**Given data:**

___

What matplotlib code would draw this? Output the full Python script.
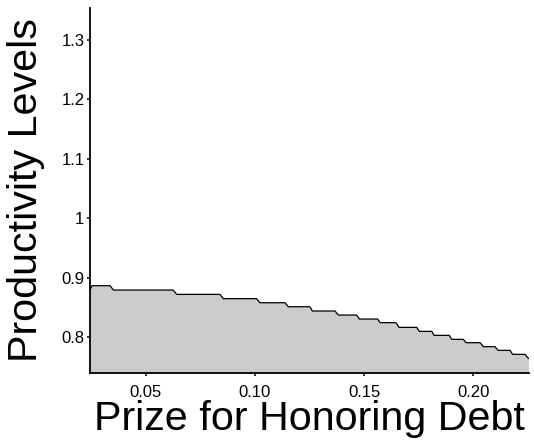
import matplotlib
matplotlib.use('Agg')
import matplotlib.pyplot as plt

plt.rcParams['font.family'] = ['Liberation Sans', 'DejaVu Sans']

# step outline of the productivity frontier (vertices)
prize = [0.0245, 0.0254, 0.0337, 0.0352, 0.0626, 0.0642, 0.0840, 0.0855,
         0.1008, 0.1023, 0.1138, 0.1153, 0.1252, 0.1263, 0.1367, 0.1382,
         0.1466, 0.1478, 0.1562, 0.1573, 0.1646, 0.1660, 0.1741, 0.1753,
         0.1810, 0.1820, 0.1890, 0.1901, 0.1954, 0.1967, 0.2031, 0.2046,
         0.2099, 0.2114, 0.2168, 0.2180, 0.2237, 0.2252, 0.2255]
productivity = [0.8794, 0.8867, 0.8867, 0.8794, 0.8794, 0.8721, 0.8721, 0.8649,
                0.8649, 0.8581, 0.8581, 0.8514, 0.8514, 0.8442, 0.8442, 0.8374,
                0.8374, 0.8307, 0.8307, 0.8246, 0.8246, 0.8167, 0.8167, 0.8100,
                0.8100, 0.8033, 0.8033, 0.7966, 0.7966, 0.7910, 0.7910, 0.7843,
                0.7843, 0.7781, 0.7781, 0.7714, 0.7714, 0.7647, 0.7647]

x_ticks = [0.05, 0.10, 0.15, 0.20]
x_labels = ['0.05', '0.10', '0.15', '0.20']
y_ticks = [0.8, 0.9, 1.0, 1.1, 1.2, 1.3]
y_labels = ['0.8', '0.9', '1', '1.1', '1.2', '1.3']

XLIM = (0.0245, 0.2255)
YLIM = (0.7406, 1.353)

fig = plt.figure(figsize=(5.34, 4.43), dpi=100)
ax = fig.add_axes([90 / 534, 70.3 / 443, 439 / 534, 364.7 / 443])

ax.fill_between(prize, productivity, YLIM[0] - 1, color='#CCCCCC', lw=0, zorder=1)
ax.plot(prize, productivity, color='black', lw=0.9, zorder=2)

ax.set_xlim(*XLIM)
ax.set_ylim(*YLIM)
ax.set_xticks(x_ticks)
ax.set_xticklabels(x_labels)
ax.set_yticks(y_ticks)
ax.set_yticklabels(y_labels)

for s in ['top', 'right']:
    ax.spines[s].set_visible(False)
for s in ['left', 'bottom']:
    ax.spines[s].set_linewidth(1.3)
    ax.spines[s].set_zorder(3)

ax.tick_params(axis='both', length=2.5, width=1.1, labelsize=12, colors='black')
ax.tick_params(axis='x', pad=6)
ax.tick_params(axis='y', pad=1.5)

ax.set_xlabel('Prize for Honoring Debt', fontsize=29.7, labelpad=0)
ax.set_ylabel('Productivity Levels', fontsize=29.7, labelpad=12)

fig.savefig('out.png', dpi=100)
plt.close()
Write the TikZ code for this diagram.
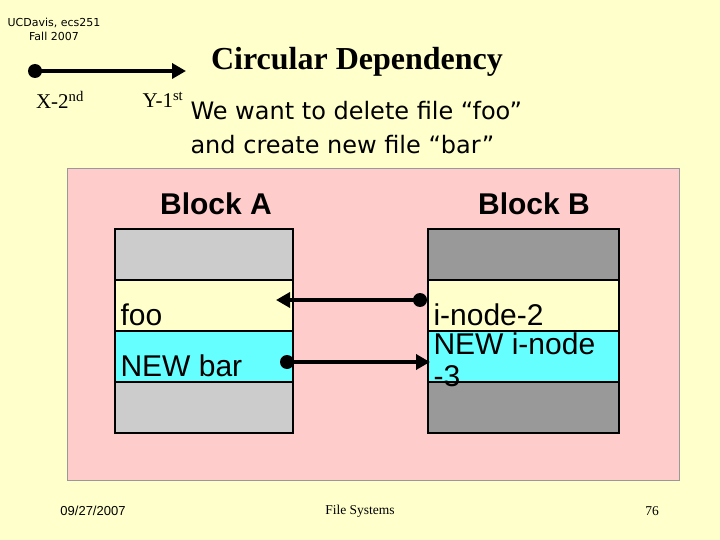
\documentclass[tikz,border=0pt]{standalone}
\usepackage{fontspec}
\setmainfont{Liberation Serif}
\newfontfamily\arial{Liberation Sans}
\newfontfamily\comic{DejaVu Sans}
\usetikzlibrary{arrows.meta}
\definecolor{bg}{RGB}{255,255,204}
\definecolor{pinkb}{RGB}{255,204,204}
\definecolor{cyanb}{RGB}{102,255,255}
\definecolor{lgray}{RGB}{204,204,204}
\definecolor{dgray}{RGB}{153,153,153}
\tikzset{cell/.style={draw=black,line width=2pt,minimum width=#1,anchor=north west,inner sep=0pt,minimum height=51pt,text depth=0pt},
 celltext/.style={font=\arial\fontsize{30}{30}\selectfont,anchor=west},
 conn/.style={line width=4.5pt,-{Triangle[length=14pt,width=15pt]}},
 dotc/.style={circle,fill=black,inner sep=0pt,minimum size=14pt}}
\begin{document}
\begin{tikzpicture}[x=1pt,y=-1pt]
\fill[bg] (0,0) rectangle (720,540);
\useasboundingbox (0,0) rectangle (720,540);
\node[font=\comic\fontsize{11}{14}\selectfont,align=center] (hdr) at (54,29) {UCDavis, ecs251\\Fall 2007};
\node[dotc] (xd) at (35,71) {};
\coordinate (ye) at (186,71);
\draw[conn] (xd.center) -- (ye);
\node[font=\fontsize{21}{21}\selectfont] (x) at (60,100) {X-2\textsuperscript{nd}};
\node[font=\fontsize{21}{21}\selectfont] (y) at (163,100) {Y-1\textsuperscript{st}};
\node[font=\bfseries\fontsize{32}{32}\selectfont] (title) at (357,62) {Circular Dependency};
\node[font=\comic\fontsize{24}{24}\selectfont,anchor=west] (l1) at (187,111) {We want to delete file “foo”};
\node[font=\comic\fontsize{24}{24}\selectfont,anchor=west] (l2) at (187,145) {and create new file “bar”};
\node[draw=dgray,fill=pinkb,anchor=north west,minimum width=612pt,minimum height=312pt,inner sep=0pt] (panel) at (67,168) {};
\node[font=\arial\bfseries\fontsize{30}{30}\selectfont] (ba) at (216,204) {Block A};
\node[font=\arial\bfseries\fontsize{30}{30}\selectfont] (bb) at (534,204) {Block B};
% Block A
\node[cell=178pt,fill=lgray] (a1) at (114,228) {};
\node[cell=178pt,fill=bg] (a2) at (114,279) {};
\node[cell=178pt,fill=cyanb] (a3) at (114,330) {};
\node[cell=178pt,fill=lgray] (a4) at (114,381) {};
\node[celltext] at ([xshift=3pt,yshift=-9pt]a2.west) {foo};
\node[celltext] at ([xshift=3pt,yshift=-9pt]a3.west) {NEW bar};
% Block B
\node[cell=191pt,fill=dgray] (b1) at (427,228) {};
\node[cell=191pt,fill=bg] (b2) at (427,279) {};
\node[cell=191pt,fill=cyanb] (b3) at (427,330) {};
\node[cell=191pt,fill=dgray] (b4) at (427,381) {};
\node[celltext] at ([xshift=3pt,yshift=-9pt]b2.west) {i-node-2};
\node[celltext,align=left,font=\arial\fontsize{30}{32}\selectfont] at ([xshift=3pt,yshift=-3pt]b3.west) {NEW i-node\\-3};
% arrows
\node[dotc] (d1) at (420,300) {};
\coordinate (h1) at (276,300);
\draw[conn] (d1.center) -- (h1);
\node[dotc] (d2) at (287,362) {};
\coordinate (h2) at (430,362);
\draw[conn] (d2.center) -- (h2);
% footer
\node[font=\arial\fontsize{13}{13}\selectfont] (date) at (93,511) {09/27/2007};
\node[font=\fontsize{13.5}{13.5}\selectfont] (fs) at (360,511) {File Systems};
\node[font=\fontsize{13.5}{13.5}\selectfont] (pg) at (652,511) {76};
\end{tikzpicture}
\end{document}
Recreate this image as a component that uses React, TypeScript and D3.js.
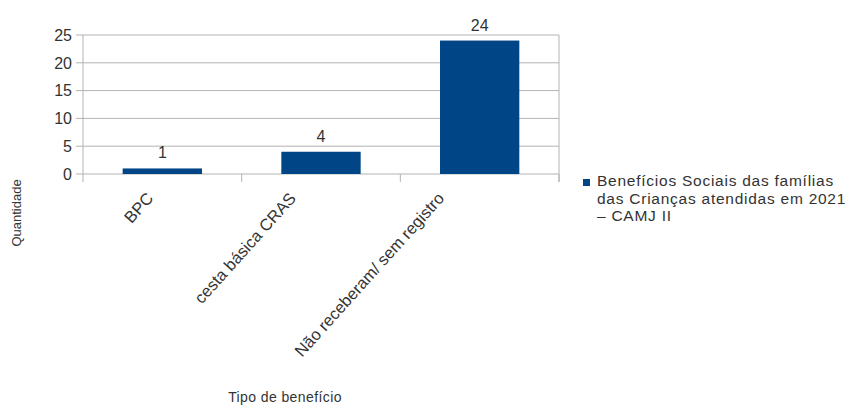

___

**What you are asked to do:** Repeat each entry exactly. Pictures do not belong in the copy.

**Right answer:**
What matplotlib code would draw this? Output the full Python script.
import matplotlib
matplotlib.use('Agg')
import matplotlib.pyplot as plt

plt.rcParams['font.family'] = ['Liberation Sans', 'DejaVu Sans']

# step outline of the productivity frontier (vertices)
prize = [0.0245, 0.0254, 0.0337, 0.0352, 0.0626, 0.0642, 0.0840, 0.0855,
         0.1008, 0.1023, 0.1138, 0.1153, 0.1252, 0.1263, 0.1367, 0.1382,
         0.1466, 0.1478, 0.1562, 0.1573, 0.1646, 0.1660, 0.1741, 0.1753,
         0.1810, 0.1820, 0.1890, 0.1901, 0.1954, 0.1967, 0.2031, 0.2046,
         0.2099, 0.2114, 0.2168, 0.2180, 0.2237, 0.2252, 0.2255]
productivity = [0.8794, 0.8867, 0.8867, 0.8794, 0.8794, 0.8721, 0.8721, 0.8649,
                0.8649, 0.8581, 0.8581, 0.8514, 0.8514, 0.8442, 0.8442, 0.8374,
                0.8374, 0.8307, 0.8307, 0.8246, 0.8246, 0.8167, 0.8167, 0.8100,
                0.8100, 0.8033, 0.8033, 0.7966, 0.7966, 0.7910, 0.7910, 0.7843,
                0.7843, 0.7781, 0.7781, 0.7714, 0.7714, 0.7647, 0.7647]

x_ticks = [0.05, 0.10, 0.15, 0.20]
x_labels = ['0.05', '0.10', '0.15', '0.20']
y_ticks = [0.8, 0.9, 1.0, 1.1, 1.2, 1.3]
y_labels = ['0.8', '0.9', '1', '1.1', '1.2', '1.3']

XLIM = (0.0245, 0.2255)
YLIM = (0.7406, 1.353)

fig = plt.figure(figsize=(5.34, 4.43), dpi=100)
ax = fig.add_axes([90 / 534, 70.3 / 443, 439 / 534, 364.7 / 443])

ax.fill_between(prize, productivity, YLIM[0] - 1, color='#CCCCCC', lw=0, zorder=1)
ax.plot(prize, productivity, color='black', lw=0.9, zorder=2)

ax.set_xlim(*XLIM)
ax.set_ylim(*YLIM)
ax.set_xticks(x_ticks)
ax.set_xticklabels(x_labels)
ax.set_yticks(y_ticks)
ax.set_yticklabels(y_labels)

for s in ['top', 'right']:
    ax.spines[s].set_visible(False)
for s in ['left', 'bottom']:
    ax.spines[s].set_linewidth(1.3)
    ax.spines[s].set_zorder(3)

ax.tick_params(axis='both', length=2.5, width=1.1, labelsize=12, colors='black')
ax.tick_params(axis='x', pad=6)
ax.tick_params(axis='y', pad=1.5)

ax.set_xlabel('Prize for Honoring Debt', fontsize=29.7, labelpad=0)
ax.set_ylabel('Productivity Levels', fontsize=29.7, labelpad=12)

fig.savefig('out.png', dpi=100)
plt.close()
Write the TikZ code for this diagram.
\documentclass[tikz,border=0pt]{standalone}
\usepackage{fontspec}
\setmainfont{Liberation Serif}
\newfontfamily\arial{Liberation Sans}
\newfontfamily\comic{DejaVu Sans}
\usetikzlibrary{arrows.meta}
\definecolor{bg}{RGB}{255,255,204}
\definecolor{pinkb}{RGB}{255,204,204}
\definecolor{cyanb}{RGB}{102,255,255}
\definecolor{lgray}{RGB}{204,204,204}
\definecolor{dgray}{RGB}{153,153,153}
\tikzset{cell/.style={draw=black,line width=2pt,minimum width=#1,anchor=north west,inner sep=0pt,minimum height=51pt,text depth=0pt},
 celltext/.style={font=\arial\fontsize{30}{30}\selectfont,anchor=west},
 conn/.style={line width=4.5pt,-{Triangle[length=14pt,width=15pt]}},
 dotc/.style={circle,fill=black,inner sep=0pt,minimum size=14pt}}
\begin{document}
\begin{tikzpicture}[x=1pt,y=-1pt]
\fill[bg] (0,0) rectangle (720,540);
\useasboundingbox (0,0) rectangle (720,540);
\node[font=\comic\fontsize{11}{14}\selectfont,align=center] (hdr) at (54,29) {UCDavis, ecs251\\Fall 2007};
\node[dotc] (xd) at (35,71) {};
\coordinate (ye) at (186,71);
\draw[conn] (xd.center) -- (ye);
\node[font=\fontsize{21}{21}\selectfont] (x) at (60,100) {X-2\textsuperscript{nd}};
\node[font=\fontsize{21}{21}\selectfont] (y) at (163,100) {Y-1\textsuperscript{st}};
\node[font=\bfseries\fontsize{32}{32}\selectfont] (title) at (357,62) {Circular Dependency};
\node[font=\comic\fontsize{24}{24}\selectfont,anchor=west] (l1) at (187,111) {We want to delete file “foo”};
\node[font=\comic\fontsize{24}{24}\selectfont,anchor=west] (l2) at (187,145) {and create new file “bar”};
\node[draw=dgray,fill=pinkb,anchor=north west,minimum width=612pt,minimum height=312pt,inner sep=0pt] (panel) at (67,168) {};
\node[font=\arial\bfseries\fontsize{30}{30}\selectfont] (ba) at (216,204) {Block A};
\node[font=\arial\bfseries\fontsize{30}{30}\selectfont] (bb) at (534,204) {Block B};
% Block A
\node[cell=178pt,fill=lgray] (a1) at (114,228) {};
\node[cell=178pt,fill=bg] (a2) at (114,279) {};
\node[cell=178pt,fill=cyanb] (a3) at (114,330) {};
\node[cell=178pt,fill=lgray] (a4) at (114,381) {};
\node[celltext] at ([xshift=3pt,yshift=-9pt]a2.west) {foo};
\node[celltext] at ([xshift=3pt,yshift=-9pt]a3.west) {NEW bar};
% Block B
\node[cell=191pt,fill=dgray] (b1) at (427,228) {};
\node[cell=191pt,fill=bg] (b2) at (427,279) {};
\node[cell=191pt,fill=cyanb] (b3) at (427,330) {};
\node[cell=191pt,fill=dgray] (b4) at (427,381) {};
\node[celltext] at ([xshift=3pt,yshift=-9pt]b2.west) {i-node-2};
\node[celltext,align=left,font=\arial\fontsize{30}{32}\selectfont] at ([xshift=3pt,yshift=-3pt]b3.west) {NEW i-node\\-3};
% arrows
\node[dotc] (d1) at (420,300) {};
\coordinate (h1) at (276,300);
\draw[conn] (d1.center) -- (h1);
\node[dotc] (d2) at (287,362) {};
\coordinate (h2) at (430,362);
\draw[conn] (d2.center) -- (h2);
% footer
\node[font=\arial\fontsize{13}{13}\selectfont] (date) at (93,511) {09/27/2007};
\node[font=\fontsize{13.5}{13.5}\selectfont] (fs) at (360,511) {File Systems};
\node[font=\fontsize{13.5}{13.5}\selectfont] (pg) at (652,511) {76};
\end{tikzpicture}
\end{document}
Recreate this image as a component that uses React, TypeScript and D3.js.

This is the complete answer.